Blake Lively seeks to dismiss Justin Baldoni's defamation case, calling it "abuse of the legal process"

Lively's lawyers call the defamation case an "epic self-own" by Wayfarer Studios.

Blake Lively seeks to dismiss Justin Baldoni's defamation case, calling it

Blake Lively’s team has filed to dismiss Justin Baldoni’s defamation case against her. The new motion describes his defamation case as “a blunt public relations instrument designed to further the Wayfarer Parties’ sinister campaign to ‘bury’ and ‘destroy’ Ms. Lively for speaking out about sexual harassment and retaliation.” Her lawyers argue that Lively had a “genuine, good faith belief that she was mistreated,” and that Baldoni’s case “[centers] on hair-splitting Ms. Lively’s recounting of specific incidents within her legal complaints or, worse, attempt to justify the Wayfarer parties’ behavior – essentially asserting that Ms. Lively ‘asked for it'” (via Reuters).

“This lawsuit is a profound abuse of the legal process that has no place in federal court,” her lawyers Mike Gottlieb and Esra Hudson said in a statement to Deadline on Thursday. “California law now expressly prohibits suing victims who make the decision to speak out against sexual harassment or retaliation, whether in a lawsuit or in the press. This meritless and retaliatory lawsuit runs head first into three legal obstacles, including the litigation, fair report, and sexual harassment privileges, the latter of which contains a mandatory fee shifting provision that will require the likes of billionaire Steve Sarowitz, Wayfarer Studios, and others that brought frivolous defamation claims against Ms. Lively to pay damages. In other words, in an epic self-own, the Wayfarer Parties’ attempt to sue Ms. Lively ‘into oblivion’ has only created more liability for them, and deservedly so, given what they have done.”  

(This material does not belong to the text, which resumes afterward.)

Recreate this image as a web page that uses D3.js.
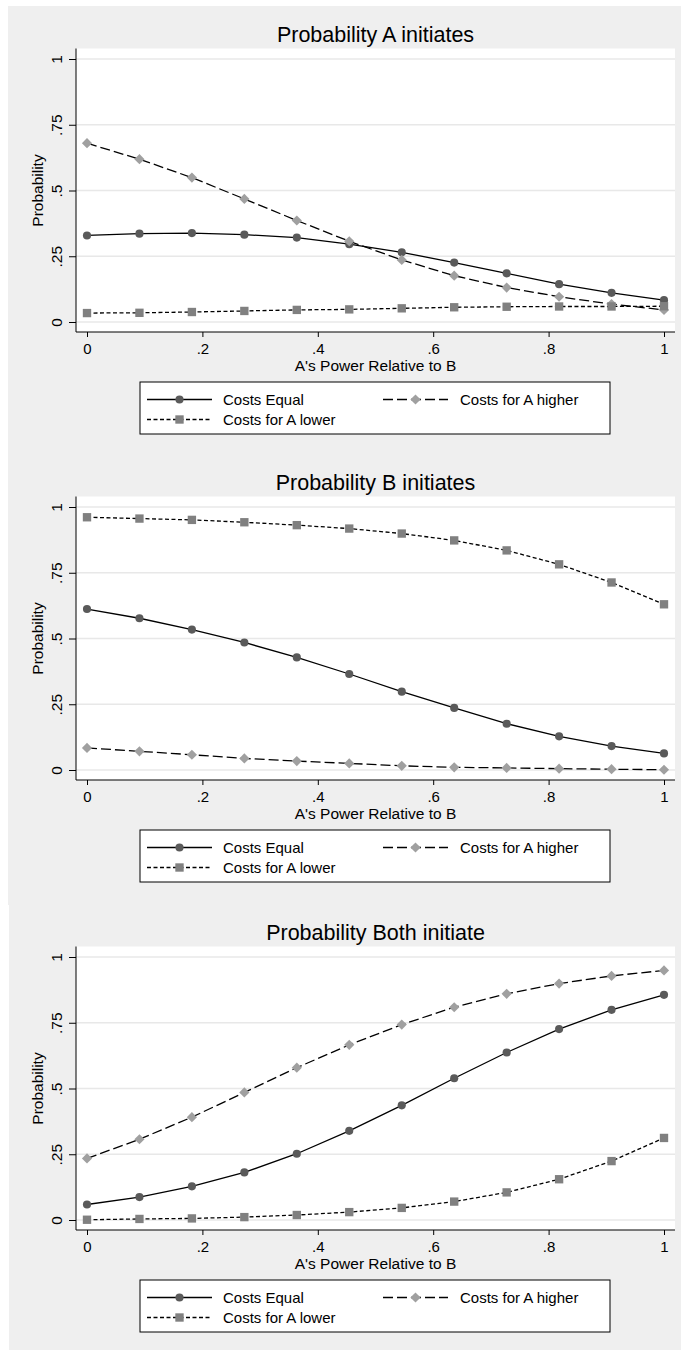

In a separate statement, a spokesperson for Lively said, “The painful reality is that Ms. Lively is not alone in being sued for defamation after speaking up about being sexually harassed at work. While Ms. Lively has suffered greatly by speaking up and pursuing legal claims, it is important for other people to know that they have protections, and that there is a specific law that expressly protects them from being silenced or financially ruined by a defamation lawsuit because they had the courage to speak up.”

Lively’s motion to dismiss follows a similar filing from her husband earlier this week, which argued that that the whole Nicepool situation is “thin-skinned outrage over a movie character” and “does not even pretend to be tied to any legal claims.” Baldoni’s case against Reynolds “appears to be based on Mr. Reynolds allegedly privately calling Mr. Baldoni a ‘predator,’ but here is the problem: that is not defamation unless they can show that Mr. Reynolds did not believe that statement to be true,” Gottlieb and Hudson said in a statement to Entertainment Weekly. “The complaint doesn’t allege that, and just the opposite, the allegations in the complaint suggest that Mr. Reynolds genuinely believes Mr. Baldoni is a predator.”